POSTMORTEM examinations on the bodies of four people who were killed when a light aircraft crashed into the Wicklow mountains on Saturday are due to take place at Naas General Hospital today.
The remains of Sharif Booz, who was in his mid-50s, his wife Margaret O'Kennedy Booz, also in her 50s, their 14-year-old son Aymon Booz and his friend Charles Froud (14), were airlifted to the hospital after being removed from the wreckage on Sunday afternoon.
All the deceased were from Lower Almondsbury, Bristol in Britain. A remaining son, Sammi Booz (20), is an architecture student at Nottingham University.
Yesterday the aircraft was removed by an Air Corps helicopter in an operation organised by the Department of Transport's Air Accident Investigation Unit. The wreckage was taken to Gormanston in Co Meath where the unit will try to establish the cause of the accident.
Spokesman Jurgen Whyte said yesterday's operation took place "in difficult circumstances". It was "turbulent, very windy, and very cold", he said.

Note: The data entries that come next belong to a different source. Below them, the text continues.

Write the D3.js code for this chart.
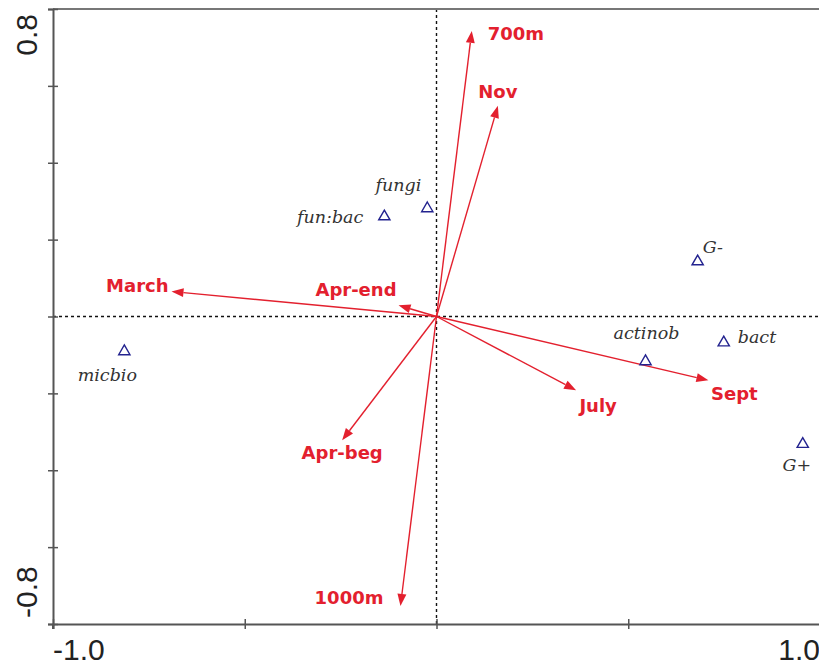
<!DOCTYPE html>
<html>
<head>
<meta charset="utf-8">
<script src="https://cdn.jsdelivr.net/npm/d3@7"></script>
<style>
  html, body { margin: 0; padding: 0; background: #fff; }
  svg { display: block; }
</style>
</head>
<body>
<svg id="chart" width="819" height="667"></svg>
<script>
// Environmental variables (arrows): name, axis 1, axis 2
const envNames = ["700m", "Nov", "March", "Apr-end", "July", "Sept", "Apr-beg", "1000m"];
const envAx1   = [0.092, 0.160, -0.691, -0.099, 0.364, 0.709, -0.246, -0.094];
const envAx2   = [0.743, 0.548, 0.065, 0.029, -0.192, -0.166, -0.322, -0.753];

// Response variables (triangles)
const spNames = ["fungi", "fun:bac", "G-", "micbio", "actinob", "bact", "G+"];
const spAx1   = [-0.024, -0.136, 0.681, -0.814, 0.545, 0.749, 0.955];
const spAx2   = [0.281, 0.260, 0.143, -0.091, -0.117, -0.068, -0.332];

// Axis ticks
const xTicks = [-1.0, -0.5, 0.0, 0.5, 1.0];
const yTicks = [-0.8, -0.6, -0.4, -0.2, 0.0, 0.2, 0.4, 0.6, 0.8];
const xTickLabels = ["-1.0", "1.0"];
const yTickLabels = ["0.8", "-0.8"];

// Label placement around each mark: [dx, dy, anchor]
const envLabelPos = {
  "700m":    [16, 9, "start"],
  "Nov":     [0, -8, "middle"],
  "March":   [-3, 0, "end"],
  "Apr-end": [-2, -9, "end"],
  "July":    [22, 22, "middle"],
  "Sept":    [26, 20, "middle"],
  "Apr-beg": [0, 19, "middle"],
  "1000m":   [-17, -2, "end"]
};
const spLabelPos = {
  "fungi":   [-6, -17, "end"],
  "fun:bac": [-21, 6, "end"],
  "G-":      [5, -9, "start"],
  "micbio":  [-17, 30, "middle"],
  "actinob": [1, -22, "middle"],
  "bact":    [14, 0, "start"],
  "G+":      [-6, 27, "middle"]
};

const svg = d3.select("#chart");
const x = d3.scaleLinear().domain([-1, 1]).range([53, 820]);
const y = d3.scaleLinear().domain([-0.8, 0.8]).range([624, 9]);

const red = "#e3202e";
const axisColor = "#555";

// zero reference lines
svg.append("line")
  .attr("x1", x(0)).attr("x2", x(0)).attr("y1", y(0.8)).attr("y2", y(-0.8))
  .attr("stroke", "#111").attr("stroke-width", 1.4).attr("stroke-dasharray", "3,3");
svg.append("line")
  .attr("x1", x(-1)).attr("x2", x(1)).attr("y1", y(0)).attr("y2", y(0))
  .attr("stroke", "#111").attr("stroke-width", 1.4).attr("stroke-dasharray", "3,3");

// frame top
svg.append("line")
  .attr("x1", x(-1)).attr("x2", x(1)).attr("y1", y(0.8)).attr("y2", y(0.8))
  .attr("stroke", "#777").attr("stroke-width", 2);

// axes
const xAxis = svg.append("g")
  .attr("transform", `translate(0,${y(-0.8)})`)
  .call(d3.axisBottom(x).tickValues(xTicks).tickSize(5).tickFormat(""));
const yAxis = svg.append("g")
  .attr("transform", `translate(${x(-1)},0)`)
  .call(d3.axisLeft(y).tickValues(yTicks).tickSize(5).tickFormat(""));

[xAxis, yAxis].forEach(g => {
  g.select(".domain").attr("stroke", axisColor).attr("stroke-width", 2);
  g.selectAll(".tick line").attr("stroke", axisColor).attr("stroke-width", 1.5);
});
xAxis.selectAll(".tick line").attr("y1", -5).attr("y2", 5);
yAxis.selectAll(".tick line").attr("x1", -5).attr("x2", 5);
// extend the vertical axis just below the bottom frame
svg.append("line")
  .attr("x1", x(-1)).attr("x2", x(-1)).attr("y1", y(-0.8)).attr("y2", y(-0.8) + 5)
  .attr("stroke", axisColor).attr("stroke-width", 2);

// tick labels at axis ends
const tickFont = "Liberation Sans, Arial, sans-serif";
svg.append("text")
  .attr("x", x(-1)).attr("y", 660)
  .attr("text-anchor", "start")
  .attr("font-family", tickFont)
  .attr("font-size", 30).attr("fill", "#222")
  .text(xTickLabels[0]);
svg.append("text")
  .attr("x", x(1)).attr("y", 660)
  .attr("text-anchor", "end")
  .attr("font-family", tickFont)
  .attr("font-size", 30).attr("fill", "#222")
  .text(xTickLabels[1]);
svg.append("text")
  .attr("transform", `translate(37,${y(0.8) + 5}) rotate(-90)`)
  .attr("text-anchor", "end")
  .attr("font-family", tickFont)
  .attr("font-size", 30).attr("fill", "#222")
  .text(yTickLabels[0]);
svg.append("text")
  .attr("transform", `translate(37,${y(-0.8) - 6}) rotate(-90)`)
  .attr("text-anchor", "start")
  .attr("font-family", tickFont)
  .attr("font-size", 30).attr("fill", "#222")
  .text(yTickLabels[1]);

// environmental arrows
const env = envNames.map((n, i) => ({ name: n, a1: envAx1[i], a2: envAx2[i] }));
const ox = x(0), oy = y(0);
const headLen = 12, headHalf = 4.5;

const arrows = svg.append("g");
env.forEach(d => {
  const tx = x(d.a1), ty = y(d.a2);
  const ang = Math.atan2(ty - oy, tx - ox);
  const bx = tx - headLen * Math.cos(ang), by = ty - headLen * Math.sin(ang);
  arrows.append("line")
    .attr("x1", ox).attr("y1", oy).attr("x2", bx).attr("y2", by)
    .attr("stroke", red).attr("stroke-width", 1.4);
  const px = -Math.sin(ang), py = Math.cos(ang);
  arrows.append("path")
    .attr("d", `M${tx},${ty}L${bx + px * headHalf},${by + py * headHalf}L${bx + px * -headHalf},${by + py * -headHalf}Z`)
    .attr("fill", red);
  const p = envLabelPos[d.name];
  arrows.append("text")
    .attr("x", tx + p[0]).attr("y", ty + p[1])
    .attr("text-anchor", p[2])
    .attr("font-family", "DejaVu Sans, Verdana, sans-serif")
    .attr("font-weight", "bold").attr("font-size", 18)
    .attr("fill", red)
    .text(d.name);
});

// response variables
const sp = spNames.map((n, i) => ({ name: n, a1: spAx1[i], a2: spAx2[i] }));
const tri = d3.symbol().type(d3.symbolTriangle).size(55);
const spG = svg.append("g");
sp.forEach(d => {
  const px = x(d.a1), py = y(d.a2);
  spG.append("path")
    .attr("d", tri())
    .attr("transform", `translate(${px},${py})`)
    .attr("fill", "none").attr("stroke", "#23238f").attr("stroke-width", 1.4);
  const p = spLabelPos[d.name];
  spG.append("text")
    .attr("x", px + p[0]).attr("y", py + p[1])
    .attr("text-anchor", p[2])
    .attr("font-family", "DejaVu Serif, serif")
    .attr("font-style", "italic").attr("font-size", 17.5)
    .attr("fill", "#333")
    .text(d.name);
});
</script>
</body>
</html>
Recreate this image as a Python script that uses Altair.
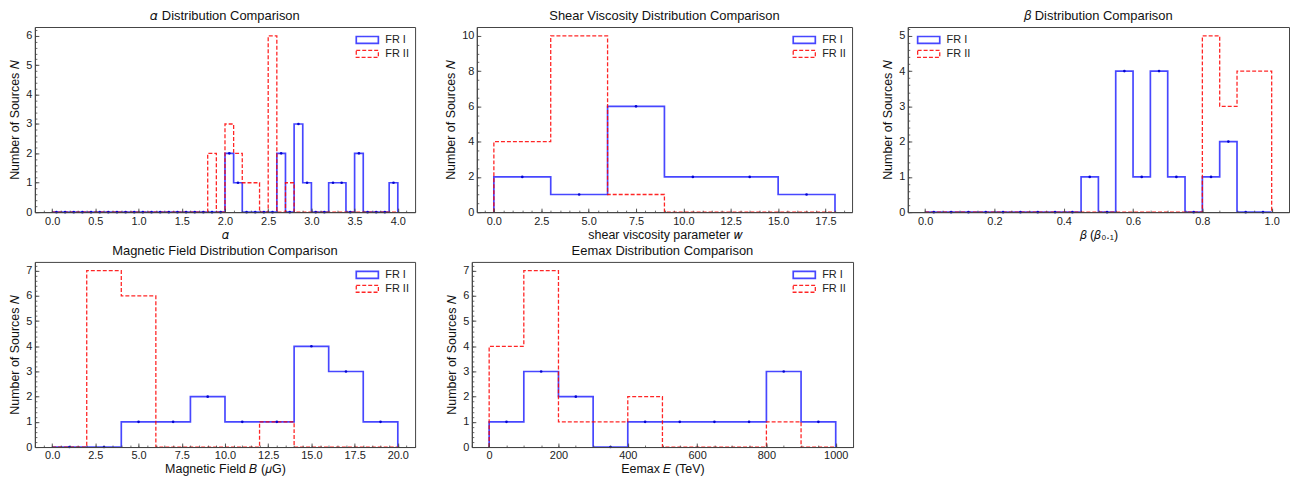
import altair as alt
import pandas as pd

SERIES = ["FR I", "FR II"]
COLORS = ["#0000ff", "#ff0000"]

# ---- alpha (bins of 0.1 from 0.0 to 4.0)
ALPHA_START, ALPHA_BIN = 0.0, 0.1
ALPHA_FR1 = [0, 0, 0, 0, 0, 0, 0, 0, 0, 0,
             0, 0, 0, 0, 0, 0, 0, 0, 0, 0,
             2, 1, 0, 0, 0, 0, 2, 0, 3, 1,
             0, 0, 1, 1, 0, 2, 0, 0, 0, 1]
ALPHA_FR2 = [0, 0, 0, 0, 0, 0, 0, 0, 0, 0,
             0, 0, 0, 0, 0, 0, 0, 0, 2, 0,
             3, 2, 1, 1, 0, 6, 0, 1, 0, 0,
             0, 0, 0, 0, 0, 0, 0, 0, 0, 0]
ALPHA_XDOM = [-0.2, 4.2]
ALPHA_YDOM = [0, 6.3]
ALPHA_XMAJ = [0.0, 0.5, 1.0, 1.5, 2.0, 2.5, 3.0, 3.5, 4.0]
ALPHA_XMIN = [round(-0.2 + 0.1 * i, 2) for i in range(45)]
ALPHA_YMAJ = [0, 1, 2, 3, 4, 5, 6]
ALPHA_YMIN = [round(0.2 * i, 2) for i in range(32)]

# ---- shear viscosity (bins of 3 from 0 to 18)
SHEAR_START, SHEAR_BIN = 0.0, 3.0
SHEAR_FR1 = [2, 1, 6, 2, 2, 1]
SHEAR_FR2 = [4, 10, 1, 0, 0, 0]
SHEAR_XDOM = [-0.9, 18.9]
SHEAR_YDOM = [0, 10.5]
SHEAR_XMAJ = [0.0, 2.5, 5.0, 7.5, 10.0, 12.5, 15.0, 17.5]
SHEAR_XMIN = [round(-0.5 + 0.5 * i, 2) for i in range(40)]
SHEAR_YMAJ = [0, 2, 4, 6, 8, 10]
SHEAR_YMIN = [round(0.5 * i, 2) for i in range(22)]

# ---- beta (bins of 0.05 from 0 to 1)
BETA_START, BETA_BIN = 0.0, 0.05
BETA_FR1 = [0, 0, 0, 0, 0, 0, 0, 0, 0, 1, 0, 4, 1, 4, 1, 0, 1, 2, 0, 0]
BETA_FR2 = [0, 0, 0, 0, 0, 0, 0, 0, 0, 0, 0, 0, 0, 0, 0, 0, 5, 3, 4, 4]
BETA_XDOM = [-0.05, 1.05]
BETA_YDOM = [0, 5.25]
BETA_XMAJ = [0.0, 0.2, 0.4, 0.6, 0.8, 1.0]
BETA_XMIN = [round(-0.05 + 0.05 * i, 3) for i in range(23)]
BETA_YMAJ = [0, 1, 2, 3, 4, 5]
BETA_YMIN = [round(0.2 * i, 2) for i in range(27)]

# ---- magnetic field (bins of 2 from 0 to 20)
MAG_START, MAG_BIN = 0.0, 2.0
MAG_FR1 = [0, 0, 1, 1, 2, 1, 1, 4, 3, 1]
MAG_FR2 = [0, 7, 6, 0, 0, 0, 1, 0, 0, 0]
MAG_XDOM = [-1, 21]
MAG_YDOM = [0, 7.35]
MAG_XMAJ = [0.0, 2.5, 5.0, 7.5, 10.0, 12.5, 15.0, 17.5, 20.0]
MAG_XMIN = [round(-1 + 0.5 * i, 2) for i in range(45)]
MAG_YMAJ = [0, 1, 2, 3, 4, 5, 6, 7]
MAG_YMIN = [round(0.2 * i, 2) for i in range(37)]

# ---- Eemax (bins of 100 from 0 to 1000)
EE_START, EE_BIN = 0.0, 100.0
EE_FR1 = [1, 3, 2, 0, 1, 1, 1, 1, 3, 1]
EE_FR2 = [4, 7, 1, 1, 2, 0, 0, 0, 1, 0]
EE_XDOM = [-50, 1050]
EE_YDOM = [0, 7.35]
EE_XMAJ = [0, 200, 400, 600, 800, 1000]
EE_XMIN = [-50 + 50 * i for i in range(23)]
EE_YMAJ = [0, 1, 2, 3, 4, 5, 6, 7]
EE_YMIN = [round(0.2 * i, 2) for i in range(37)]

FONT = "Liberation Sans, DejaVu Sans"
FRAME = "#444444"
H = 186

LEGEND_PATH = "M-1.85,-0.58H1.85V0.58H-1.85Z"
IND = dict(color="independent", strokeDash="independent", opacity="independent",
           strokeWidth="independent")


def step_table(start, width, fr1, fr2):
    rows = []
    for s, counts in zip(SERIES, [fr1, fr2]):
        n = len(counts)
        pts = [(start, 0)] + [(start + i * width, c) for i, c in enumerate(counts)] + [(start + n * width, 0)]
        for k, (x, y) in enumerate(pts):
            rows.append({"series": s, "order": k, "x": x, "y": y})
    return pd.DataFrame(rows)


def dot_table(start, width, fr1):
    return pd.DataFrame({"x": [start + (i + 0.5) * width for i in range(len(fr1))], "y": fr1})


def panel(title, start, width, fr1, fr2, xdom, ydom, xmaj, xmin, ymaj, ymin, xfmt, xtitle, lx, ly, w):
    steps = step_table(start, width, fr1, fr2)
    dots = dot_table(start, width, fr1)
    xs = alt.Scale(domain=xdom, nice=False, zero=False)
    ys = alt.Scale(domain=ydom, nice=False, zero=False)

    ax_lab_x = alt.Axis(values=xmaj, format=xfmt, ticks=False, grid=False, domain=True,
                        domainColor=FRAME, labelPadding=3, labelFontSize=11, labelColor="#222",
                        title=xtitle, titlePadding=2, titleFontSize=12.5, titleFontWeight="normal",
                        titleColor="#111", orient="bottom", zindex=1, labelFlush=False,
                        labelOverlap=False)
    ax_lab_y = alt.Axis(values=ymaj, format="d", ticks=False, grid=False, domain=True,
                        domainColor=FRAME, labelPadding=3, labelFontSize=11, labelColor="#222",
                        title="Number of Sources 𝑁", titlePadding=4, titleFontSize=12.5,
                        titleFontWeight="normal", titleColor="#111", orient="left", zindex=1,
                        labelOverlap=False)
    ax_maj_x = alt.Axis(values=xmaj, labels=False, domain=False, grid=False, ticks=True, tickSize=4,
                        offset=-4, tickColor=FRAME, tickWidth=0.9, title=None, orient="bottom", zindex=1)
    ax_maj_y = alt.Axis(values=ymaj, labels=False, domain=False, grid=False, ticks=True, tickSize=4,
                        offset=-4, tickColor=FRAME, tickWidth=0.9, title=None, orient="left", zindex=1)
    ax_min_x = alt.Axis(values=xmin, labels=False, domain=False, grid=False, ticks=True, tickSize=2,
                        offset=-2, tickColor=FRAME, tickWidth=0.8, title=None, orient="bottom", zindex=1)
    ax_min_y = alt.Axis(values=ymin, labels=False, domain=False, grid=False, ticks=True, tickSize=2,
                        offset=-2, tickColor=FRAME, tickWidth=0.8, title=None, orient="left", zindex=1)

    legend = alt.Legend(orient="none", legendX=lx, legendY=ly, title=None, symbolType=LEGEND_PATH,
                        symbolSize=144, symbolStrokeWidth=1.5, labelFontSize=11, labelOffset=11,
                        rowPadding=0, padding=0, labelColor="#222")

    lines = alt.Chart(steps).mark_line(interpolate="step-after").encode(
        x=alt.X("x:Q", scale=xs, axis=ax_lab_x),
        y=alt.Y("y:Q", scale=ys, axis=ax_lab_y),
        color=alt.Color("series:N", scale=alt.Scale(domain=SERIES, range=COLORS), legend=legend),
        strokeDash=alt.StrokeDash("series:N", scale=alt.Scale(domain=SERIES, range=[[1, 0], [4, 2]]),
                                  legend=legend),
        opacity=alt.Opacity("series:N", scale=alt.Scale(domain=SERIES, range=[0.72, 0.85]), legend=None),
        strokeWidth=alt.StrokeWidth("series:N", scale=alt.Scale(domain=SERIES, range=[1.7, 1.3]),
                                    legend=None),
        order="order:Q",
    )
    pts = alt.Chart(dots).mark_point(shape="circle", filled=True, size=7, color="#0000cc",
                                     opacity=0.95).encode(
        x=alt.X("x:Q", scale=xs, axis=ax_maj_x),
        y=alt.Y("y:Q", scale=ys, axis=ax_maj_y),
    )
    minor = alt.Chart(dots).mark_point(opacity=0).encode(
        x=alt.X("x:Q", scale=xs, axis=ax_min_x),
        y=alt.Y("y:Q", scale=ys, axis=ax_min_y),
    )
    return alt.layer(lines, pts, minor).resolve_axis(x="independent", y="independent").properties(
        width=w, height=H,
        title=alt.TitleParams(title, fontSize=13, fontWeight="normal", offset=4, frame="group",
                              anchor="middle", color="#111", font=FONT),
    )


p1 = panel("𝛼 Distribution Comparison", ALPHA_START, ALPHA_BIN, ALPHA_FR1, ALPHA_FR2, ALPHA_XDOM,
           ALPHA_YDOM, ALPHA_XMAJ, ALPHA_XMIN, ALPHA_YMAJ, ALPHA_YMIN, ".1f", "𝛼", 327, 6, 382)
p2 = panel("Shear Viscosity Distribution Comparison", SHEAR_START, SHEAR_BIN, SHEAR_FR1, SHEAR_FR2,
           SHEAR_XDOM, SHEAR_YDOM, SHEAR_XMAJ, SHEAR_XMIN, SHEAR_YMAJ, SHEAR_YMIN, ".1f",
           "shear viscosity parameter 𝑤", 322, 6, 377)
p3 = panel("𝛽 Distribution Comparison", BETA_START, BETA_BIN, BETA_FR1, BETA_FR2, BETA_XDOM,
           BETA_YDOM, BETA_XMAJ, BETA_XMIN, BETA_YMAJ, BETA_YMIN, ".1f", "𝛽 (𝛽₀.₁)", 14, 6, 383)
p4 = panel("Magnetic Field Distribution Comparison", MAG_START, MAG_BIN, MAG_FR1, MAG_FR2, MAG_XDOM,
           MAG_YDOM, MAG_XMAJ, MAG_XMIN, MAG_YMAJ, MAG_YMIN, ".1f", "Magnetic Field 𝐵 (𝜇G)",
           327, 6, 382)
p5 = panel("Eemax Distribution Comparison", EE_START, EE_BIN, EE_FR1, EE_FR2, EE_XDOM, EE_YDOM,
           EE_XMAJ, EE_XMIN, EE_YMAJ, EE_YMIN, "d", "Eemax 𝐸 (TeV)", 327, 6, 383)

row1 = alt.hconcat(p1, p2, p3, spacing=28).resolve_scale(**IND).resolve_legend(
    color="independent", strokeDash="independent")
row2 = alt.hconcat(p4, p5, spacing=29).resolve_scale(**IND).resolve_legend(
    color="independent", strokeDash="independent")

chart = alt.vconcat(row1, row2, spacing=3).resolve_scale(**IND).resolve_legend(
    color="independent", strokeDash="independent"
).properties(
    padding={"left": 0, "top": 0, "right": 0, "bottom": 0}
).configure(font=FONT).configure_axis(minExtent=0, maxExtent=200).configure_view(
    stroke=FRAME, strokeWidth=1
).configure_legend(labelFont=FONT)

chart.save("out.html", embed_options={"renderer": "svg", "actions": False})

A garda has been appointed to liaise with the victims' families and has been in contact with police in Bristol.
Egyptian-born property developer Mr Booz was an experienced pilot and it is believed he and his family were travelling to visit his wife's relatives in Newbridge, Co Kildare during the October half-term school break.
His private aircraft left Gloucester airport shortly before 10am on Saturday for Kilrush airfield in Co Kildare. Weather conditions were not good. Mr Booz used Kilrush at least twice a year to visit Newbridge.
The alarm was raised on Saturday at 6pm when a relative of Mr Booz contacted the airfield.
Air traffic control in Dublin said that at 12.17pm on Saturday they connected Mr Booz to the Kilrush radio frequency and officially closed his flight plan.
The last radar sighting of the single engine plane was at 12.30pm when it was over the Wicklow mountains. It was then about 20 miles out from Kilrush, according to the Irish Aviation Authority.
Mr Booz's nephew, Yousef, a 26-year-old doctor based in Ireland, said his uncle was taking his family on a holiday to their second home at Newbridge, Co Kildare and were due to return to Bristol on Thursday.
"He usually calls us when he arrives there, we called him and we never got a call back," he said.
Mr Booz had been a pilot for many years and was a "lovely person who was well known in the community," he said.
Bristol-based writer and broadcaster Richard Hope Hawkins, a close friend of Mr Booz, described him yesterday as "a tough businessman, but very, very generous".
He had got to know him through property management. "He was one of the most hard-working men I had ever come across," he said.
Speaking on RTÉ Radio 1's News At Oneyesterday, Hope Hawkins explained that Mr Booz had set up Miller House Management in Bristol in 1977, beginning with one property.
From that base he had built a substantial property portfolio "through sheer hard work", which he managed and let. "He loved working, he loved his family, he loved flying." He described Mr Booz as "a very, very experienced flyer".
He would ring him sometimes when he would reply "you've got me up in the clouds".
He described Margaret as "a wonderful mum to her two children. She supported him [Sharif] very much in the business . . . the tragedy is that Sammi is left to cope with this tragedy".